What is edge storage failover logic, and why does it matter?

Edge storage failover logic defines how a device records, buffers, timestamps, and resynchronizes data when the network path disappears.

In practice, it covers cameras, thermal sensors, access controllers, gateways, and embedded AI nodes. It also governs how central platforms rebuild a complete timeline later.

Strong edge storage failover logic protects local evidence first, then preserves context. Weak logic records fragments that are difficult to verify, search, or export.

This matters across mixed environments, including campuses, transport hubs, utilities, industrial estates, and critical infrastructure perimeters.

During network loss, what usually breaks first?

The first failure is often not video capture. Most modern devices continue writing locally for some time.

The first visible degradation usually appears in one of four layers:

  • Metadata sync fails before media files fail.
  • Event indexing becomes incomplete or misordered.
  • Time alignment drifts if local clocks are unstable.
  • Recovery uploads create gaps, duplicates, or overwritten segments.

This is why edge storage failover logic should be evaluated as a data-governance function, not only a storage feature.

If AI analytics run at the edge, model outputs may continue locally while central dashboards show missing incidents. That creates false confidence.

Which functions are most vulnerable in smart-security environments?

Different functions fail at different rates. The order depends on codec, write endurance, cache design, and sync policy.

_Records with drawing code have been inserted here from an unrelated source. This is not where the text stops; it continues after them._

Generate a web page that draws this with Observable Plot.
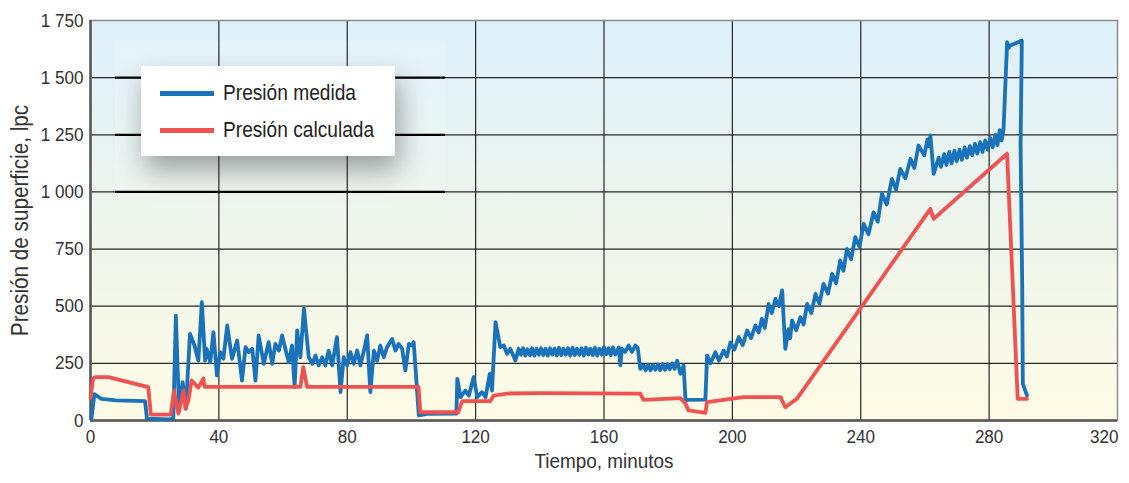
<!DOCTYPE html>
<html><head><meta charset="utf-8">
<script src="https://cdn.jsdelivr.net/npm/d3@7"></script>
<script src="https://cdn.jsdelivr.net/npm/@observablehq/plot@0.6"></script>
<style>
body{margin:0;background:#fff;}
#wrap{position:relative;width:1129px;height:483px;}
#legend{position:absolute;left:141px;top:66px;width:254px;height:90px;background:#fff;
  box-shadow:4px 14px 26px rgba(40,40,40,0.42);font-family:"Liberation Sans Narrow","Liberation Sans",Arial,sans-serif;font-size:22px;color:#222;}
.row{position:absolute;left:19px;height:26px;line-height:26px;white-space:nowrap;}
.sw{position:absolute;left:0;top:11px;width:54px;height:5px;}
.lab{position:absolute;left:63px;top:0;transform:scaleX(0.87);transform-origin:left center;}
</style>
</head><body>
<div id="wrap"></div>
<script>
const xTicks = [0, 40, 80, 120, 160, 200, 240, 280, 320];
const yTicks = [0, 250, 500, 750, 1000, 1250, 1500, 1750];
const yTickLabels = ["0", "250", "500", "750", "1 000", "1 250", "1 500", "1 750"];
const seriesNames = ["Presión medida", "Presión calculada"];
const seriesColors = ["#1a73ba", "#f05252"];
const xTitle = "Tiempo, minutos";
const yTitle = "Presión de superficie, lpc";
const legendRuleLevels = [1000, 1250, 1500];

// [minutos, lpc]
const medida = [
 [0.3,10],[1.2,115],[3.4,95],[8,88],[17,85],[17.6,8],[24.8,5],[25.8,10],[26.6,459],[27.6,44],[28.7,168],[29.7,51],
 [31,379],[32.4,328],[33.6,262],[34.7,518],[35.7,262],[36.2,313],[37.3,255],[38.3,386],[39.4,197],[40.4,299],[41.4,270],
 [42.6,416],[44.1,270],[45.7,350],[47.2,175],[48.3,321],[49.3,299],[50.4,314],[51.4,175],[52.4,372],[54,248],[55.5,343],
 [56.6,248],[57.6,335],[58.7,306],[59.7,372],[60.7,314],[61.8,255],[62.8,328],[63.6,146],[64.4,394],[65.4,277],[66.5,489],
 [68,277],[69.1,248],[70.1,284],[71.1,241],[72.2,277],[73.2,241],[74.2,306],[75.3,241],[76.8,365],[77.9,124],[78.9,277],
 [80,241],[81,299],[82,248],[83.1,306],[84.1,241],[85.2,306],[86.2,372],[87.2,124],[88.3,306],[89.3,262],[90.3,328],
 [91.4,277],[92.4,321],[94,357],[95,306],[96,335],[97.1,314],[98.1,219],[99.2,335],[100.2,328],[100.7,343],[102.3,22],
 [104.9,29],[114,30],[114.3,182],[115.3,102],[116.8,131],[117.9,109],[119.4,190],[120.5,102],[122,124],[123.1,102],
 [124.4,204],[125.1,131],[126.2,430],[127.2,357],[127.7,321],[128.8,328],[129.8,292],[130.8,314],[132.4,262],[133.4,314],
 [134.1,288],[134.8,316],[135.5,284],[136.2,312],[136.9,286],[137.6,316],[138.3,284],[139,314],[139.7,288],[140.4,316],
 [141.1,286],[141.8,314],[142.5,284],[143.2,316],[143.9,288],[144.6,314],[145.3,284],[146,318],[146.7,286],[147.4,314],
 [148.1,288],[148.8,316],[149.5,284],[150.2,318],[150.9,286],[151.6,314],[152.3,288],[153,316],[153.7,284],[154.4,318],
 [155.1,288],[155.8,314],[156.5,286],[157.2,318],[157.9,284],[158.6,314],[159.3,288],[160,320],[160.7,290],[161.4,316],
 [162.1,286],[162.8,320],[163.5,288],[164.6,320],[165.1,241],[165.6,314],[166.6,300],[167.7,328],[168.7,300],[169.8,328],
 [170.5,318],[171.3,226],[172.3,241],[173,220],[173.8,243],[174.5,220],[175.3,243],[176,222],[176.8,245],[177.5,220],
 [178.3,246],[179,222],[179.8,246],[180.5,224],[181.3,250],[182,226],[182.8,262],[183.8,204],[184.8,241],[185.4,87],
 [186,90],[191.6,91],[192.1,284],[193.2,250],[194.7,299],[195.8,262],[197.3,306],[198.3,280],[199.4,342],[200.6,310],
 [202,365],[203.2,330],[204.6,394],[205.8,360],[207.2,416],[208.2,385],[209.2,445],[210.1,405],[211.3,510],[212.3,470],
 [213.4,532],[214.5,500],[215.5,569],[216.5,313],[217.5,400],[218,360],[218.6,438],[219.9,395],[221.2,452],[222.2,420],
 [223.3,510],[224.6,470],[225.9,554],[227.1,510],[228.4,598],[229.8,555],[231.1,642],[232.3,600],[233.6,700],[234.6,655],
 [235.7,751],[237,705],[238.3,802],[239.6,760],[240.9,860],[242.4,815],[244,911],[245.3,870],[246.6,992],[248.1,945],
 [249.7,1057],[251,1010],[252.3,1101],[253.9,1060],[255.5,1145],[256.7,1105],[258,1203],[259.8,1160],[260.8,1230],
 [261.2,1200],[261.7,1247],[262.7,1079],[264.3,1150],[265,1110],[266,1165],[266.7,1118],[267.6,1175],[268.3,1125],
 [269.2,1180],[269.9,1135],[270.8,1185],[271.5,1140],[272.4,1195],[273.1,1150],[274,1200],[274.7,1160],[275.6,1210],
 [276.3,1168],[277.2,1218],[277.9,1175],[278.8,1225],[279.5,1185],[280.4,1235],[281.1,1195],[282,1250],[282.6,1205],
 [283.3,1270],[283.9,1225],[284.5,1276],[285.6,1655],[286.1,1630],[286.4,1640],[290.2,1662],[289.8,1210],[290.3,600],
 [290.5,160],[291.8,109]
];
const calculada = [
 [0,100],[0.8,184],[1.5,190],[5.6,190],[18,146],[18.8,26],[25,26],[26,131],[27.4,30],[29,131],[29.6,52],[30.5,87],
 [31.5,175],[33.6,144],[35.2,184],[35.5,147],[65.4,147],[66.3,233],[67.5,147],[102.2,147],[102.8,36],[114.6,36],
 [115.8,85],[124.6,85],[125.6,109],[129.8,118],[140,120],[171.3,118],[172.3,90],[183.8,98],[185.4,74],[186.3,44],
 [191.6,33],[192.1,80],[203.4,102],[215,102],[216.5,58],[220.1,95],[261.7,926],[262.7,882],[285.6,1167],[288.9,95],
 [291.8,95]
];

const font = '"Liberation Sans Narrow","Liberation Sans",Arial,sans-serif';
const chart = Plot.plot({
  width: 1129, height: 483,
  marginLeft: 90, marginRight: 12, marginTop: 20, marginBottom: 63,
  style: {fontFamily: font, fontSize: "19px", color: "#333", background: "transparent"},
  x: {domain: [0, 320], label: null},
  y: {domain: [0, 1750], label: null},
  marks: [
    Plot.frame({fill: "url(#bgGrad)", stroke: null}),
    Plot.rect([{}], {x1: 7.8, x2: 110.6, y1: 1000, y2: 1660, fill: "white", fillOpacity: 0.16}),
    Plot.gridX(xTicks.slice(1, -1), {stroke: "#111", strokeOpacity: 0.9, strokeWidth: 1.2}),
    Plot.gridY(yTicks.slice(1, -1), {stroke: "#111", strokeOpacity: 0.9, strokeWidth: 1.2}),
    Plot.ruleY(legendRuleLevels, {x1: 7.8, x2: 110.6, stroke: "#000", strokeWidth: 2.2}),
    Plot.frame({stroke: "#8a8a8a", strokeWidth: 1.5}),
    Plot.ruleX([0], {stroke: "#555", strokeWidth: 2.5}),
    Plot.ruleY([0], {stroke: "#555", strokeWidth: 2.5}),
    Plot.line(medida, {x: d => d[0], y: d => d[1], stroke: seriesColors[0], strokeWidth: 3.8, strokeLinejoin: "round"}),
    Plot.line(calculada, {x: d => d[0], y: d => d[1], stroke: seriesColors[1], strokeWidth: 3.8, strokeLinejoin: "round"}),
    Plot.axisX(xTicks.slice(0, -1), {tickSize: 0, tickPadding: 9, label: null, fontSize: 19}),
    Plot.axisX(xTicks.slice(-1), {tickSize: 0, tickPadding: 9, label: null, fontSize: 19, textAnchor: "end", dx: 1}),
    Plot.axisY(yTicks, {tickSize: 0, tickPadding: 7, label: null, fontSize: 19,
      tickFormat: d => yTickLabels[yTicks.indexOf(d)]}),
    Plot.text([xTitle], {text: d => d, frameAnchor: "bottom", dy: 47, fontSize: 21, fill: "#333", className: "xtitle"}),
    Plot.text([yTitle], {text: d => d, frameAnchor: "left", textAnchor: "middle", rotate: -90, dx: -70, fontSize: 23, fill: "#333", className: "ytitle"})
  ]
});

const ns = "http://www.w3.org/2000/svg";
const defs = document.createElementNS(ns, "defs");
defs.innerHTML = '<linearGradient id="bgGrad" x1="0" y1="0" x2="0" y2="1">' +
  '<stop offset="0" stop-color="rgb(221,240,251)"/>' +
  '<stop offset="0.5" stop-color="rgb(238,245,236)"/>' +
  '<stop offset="1" stop-color="rgb(253,251,229)"/></linearGradient>';
chart.insertBefore(defs, chart.firstChild);

const wrap = document.getElementById("wrap");
wrap.appendChild(chart);

// condense every text horizontally to mimic the condensed typeface
chart.querySelectorAll("text").forEach(t => {
  const w = t.getComputedTextLength();
  if (w > 0) {
    t.setAttribute("textLength", (w * 0.9).toFixed(1));
    t.setAttribute("lengthAdjust", "spacingAndGlyphs");
  }
});

const legend = document.createElement("div");
legend.id = "legend";
seriesNames.forEach((name, i) => {
  const row = document.createElement("div");
  row.className = "row";
  row.style.top = (14 + i * 37) + "px";
  row.innerHTML = `<div class="sw" style="background:${seriesColors[i]}"></div><div class="lab">${name}</div>`;
  legend.appendChild(row);
});
wrap.appendChild(legend);
</script>
</body></html>
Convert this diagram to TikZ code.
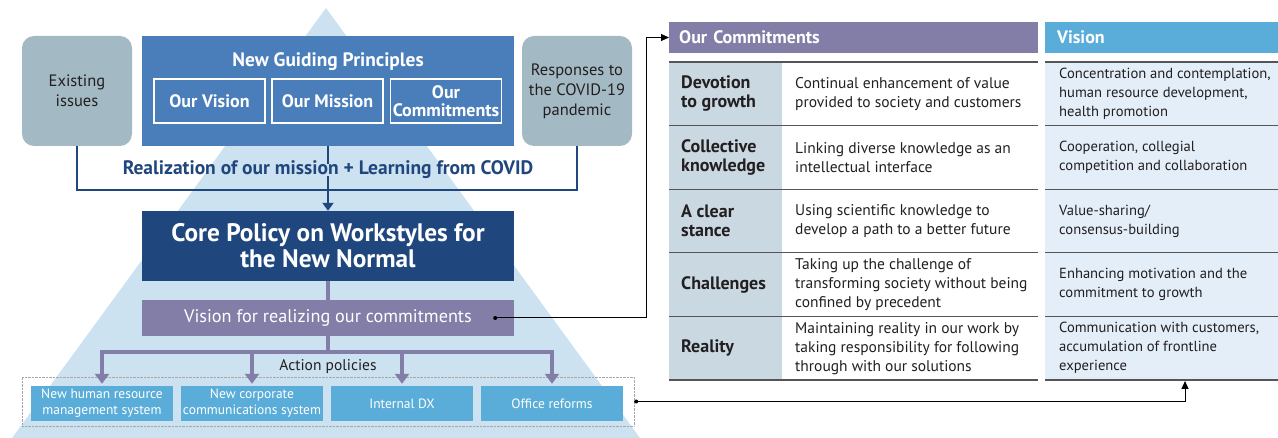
\documentclass[tikz,border=0pt]{standalone}
\usepackage{fontspec}
\setmainfont{PT Sans}
\usetikzlibrary{arrows.meta}
\definecolor{issue-gray}{HTML}{A3BAC4}
\definecolor{guide-blue}{HTML}{4A7EBB}
\definecolor{core-navy}{HTML}{1F477E}
\definecolor{vision-purple}{HTML}{837EA8}
\definecolor{action-blue}{HTML}{5BADD9}
\definecolor{pyramid-bg}{HTML}{CDE2F0}
\definecolor{label-bg}{HTML}{C9D8E1}
\definecolor{vision-bg}{HTML}{E3EEF8}
\definecolor{rule-gray}{HTML}{555555}
\definecolor{ink}{HTML}{231F20}
\newcommand{\fsz}[2]{\fontsize{#1}{#2}\selectfont}

\begin{document}
\begin{tikzpicture}[x=1pt, y=-1pt,
    every node/.style={font=\fsz{15.5}{19}, align=center, inner sep=0pt},
    sidebox/.style={fill=issue-gray, rounded corners=12pt, minimum width=110pt, minimum height=110pt, text=ink, font=\fsz{16.5}{20}},
    bigbox/.style={minimum width=372pt},
    innerbox/.style={draw=white, line width=1.2pt, minimum width=111pt, minimum height=44pt, text=white, font=\fsz{18}{18.5}\bfseries},
    actbox/.style={fill=action-blue, minimum width=142pt, minimum height=35pt, text=white, font=\fsz{13.5}{16}},
    headcell/.style={anchor=west, minimum height=31pt, text=white, font=\fsz{18}{20}\bfseries, align=left},
    cell/.style={anchor=west, align=left, text=ink, font=\fsz{15.5}{19}},
    navyline/.style={core-navy, line width=2pt},
    purpleline/.style={vision-purple, line width=4pt},
    link/.style={line width=1pt, -{Triangle[length=8pt, width=7pt]}}]
  \useasboundingbox (0,0) rectangle (1278,438);
  % pyramid
  \fill[pyramid-bg] (326,8) -- (640,438) -- (12,438) -- cycle;

  % upper block
  \node[sidebox] (issues) at (77,91) {Existing\\issues};
  \node[sidebox] (covid) at (577,91) {Responses to\\the COVID-19\\pandemic};
  \node[bigbox, fill=guide-blue, minimum height=110pt] (guide) at (328,91) {};
  \node[text=white, font=\fsz{19.4}{20}\bfseries] (guidetitle) at (328,62) {New Guiding Principles};
  \foreach \x/\name/\txt in {209.5/ourvision/Our Vision, 327.5/ourmission/Our Mission, 446/ourcommit/{Our\\Commitments}}
    \node[innerbox] (\name) at (\x,101) {\txt};

  \node[text=core-navy, font=\fsz{19.5}{20}\bfseries] (learn) at (328,170) {Realization of our mission + Learning from COVID};
  \node[bigbox, fill=core-navy, minimum height=70pt, text=white, font=\fsz{25.3}{26}\bfseries] (core) at (328,246) {Core Policy on Workstyles for\\the New Normal};
  \node[bigbox, fill=vision-purple, minimum height=36pt, text=white, font=\fsz{18.2}{20}] (vis) at (328,318) {Vision for realizing our commitments};

  \draw[navyline] (issues.south) -- ++(0,44) -| (covid.south);
  \draw[navyline] (guide.south) -- ([yshift=-3pt]learn.north);
  \draw[navyline, -{Triangle[length=8pt, width=11pt]}] ([yshift=3pt]learn.south) -- (core.north);
  \draw[purpleline] (core.south) -- (vis.north);

  % action policies
  \node[draw=gray!70, densely dotted, minimum width=612pt, minimum height=49pt] (actframe) at (328,401.5) {};
  \node[text=ink, font=\fsz{15.5}{17}] (actlabel) at (328,367) {Action policies};
  \foreach \x/\name/\txt in {102/hrsys/{New human resource\\management system}, 252/commsys/{New corporate\\communications system}, 402/dx/Internal DX, 552/office/Office reforms}
    \node[actbox] (\name) at (\x,403.5) {\txt};
  \coordinate (fork) at (328,352);
  \draw[purpleline] (vis.south) -- (fork);
  \draw[purpleline, line cap=rect] (hrsys.north |- fork) -- (office.north |- fork);
  \foreach \name in {hrsys, commsys, dx, office}
    \draw[purpleline, -{Triangle[length=10pt, width=14pt]}] (\name.north |- fork) -- ([yshift=2pt]\name.north);

  % table
  \node[headcell, fill=vision-purple, text width=349pt, inner xsep=10pt] (commhead) at (669,37.5) {Our Commitments};
  \node[headcell, fill=action-blue, text width=209pt, inner xsep=12pt] (vishead) at (1045,37.5) {Vision};
  \fill[label-bg] (669,62) rectangle (782,380);
  \fill[vision-bg] (1045,62) rectangle (1278,380);
  \foreach \y in {62,125.6,189.2,252.8,316.4,380} {
    \draw[rule-gray, line width=1.2pt] (669,\y) -- (1038,\y);
    \draw[rule-gray, line width=1.2pt] (1045,\y) -- (1278,\y);
  }
  \foreach \i/\lab/\desc/\vtxt in {
      1/{Devotion\\to growth}/{Continual enhancement of value\\provided to society and customers}/{Concentration and contemplation,\\human resource development,\\health promotion},
      2/{Collective\\knowledge}/{Linking diverse knowledge as an\\intellectual interface}/{Cooperation, collegial\\competition and collaboration},
      3/{A clear\\stance}/{Using scientific knowledge to\\develop a path to a better future}/{Value-sharing/\\consensus-building},
      4/{Challenges}/{Taking up the challenge of\\transforming society without being\\confined by precedent}/{Enhancing motivation and the\\commitment to growth},
      5/{Reality}/{Maintaining reality in our work by\\taking responsibility for following\\through with our solutions}/{Communication with customers,\\accumulation of frontline\\experience}} {
    \node[cell, font=\fsz{18}{19}\bfseries] (lab\i) at (681,{62+63.6*(\i-1)+31.8}) {\lab};
    \node[cell] (desc\i) at (795,{62+63.6*(\i-1)+31.8}) {\desc};
    \node[cell, font=\fsz{14.6}{19}] (vis\i) at (1059,{62+63.6*(\i-1)+31.8}) {\vtxt};
  }

  % connectors
  \coordinate (visdot) at ([xshift=-19pt]vis.east);
  \coordinate (actdot) at ([xshift=2pt]actframe.east);
  \coordinate (visbottom) at (1185,381);
  \fill (visdot) circle (2pt);
  \fill (actdot) circle (2pt);
  \draw[link] (visdot) -- ++(151,0) |- (commhead.west);
  \draw[link] (actdot) -| (visbottom);
\end{tikzpicture}
\end{document}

Function Typical Weak Point Impact
Video recording Buffer overflow or SD wear Dropped frames
Metadata Unsynced tags and attributes Poor searchability
Event logs Sequence mismatch Unreliable incident timeline
Recovery sync Conflict handling errors Duplicates or gaps

In integrated environments, access events, alarms, and video bookmarks may drift apart. That weakens forensic correlation across systems.

How should edge storage failover logic be tested before deployment?

A useful benchmark simulates packet loss, hard disconnects, partial uplink recovery, and long offline windows. One simple outage test is not enough.

Test at least these conditions:

  • Short interruptions under 60 seconds
  • Multi-hour disconnections
  • Bandwidth throttling during recovery
  • Power cycling while local media is full
  • Clock drift without reliable NTP

Measure frame continuity, event order, metadata completeness, and replay accuracy. Also check whether central software flags recovered footage clearly.

Effective edge storage failover logic should show deterministic overwrite rules, transparent audit logs, and verifiable chain-of-custody behavior.

What mistakes cause false confidence in failover performance?

The most common mistake is assuming local recording equals usable evidence. It does not.

Other frequent errors include:

  • Ignoring SD card endurance and temperature stress
  • Testing only one camera model
  • Skipping metadata and alarm correlation checks
  • Not validating post-recovery deduplication
  • Overlooking firmware differences across sites

In multi-vendor estates, edge storage failover logic may look compliant on paper yet behave differently under ONVIF or proprietary integrations.

How can systems be specified for stronger recovery accuracy?

Specify recovery behavior, not just retention days. That changes procurement quality immediately.

Checklist Item Why It Matters
Offline recording duration Defines survivability window
Time-sync resilience Protects event ordering
Metadata backfill support Maintains searchable evidence
Recovery rate limits Prevents network congestion
Audit trail visibility Supports compliance review

The best edge storage failover logic is measurable, explainable, and repeatable. If recovery cannot be proven, resilience should not be assumed.

Network loss exposes the real design quality of edge systems. Video may survive, but integrity often fails in quieter layers first.

Use structured outage tests, compare recovery evidence, and require clear specifications for edge storage failover logic before rollout. That is where resilient infrastructure begins.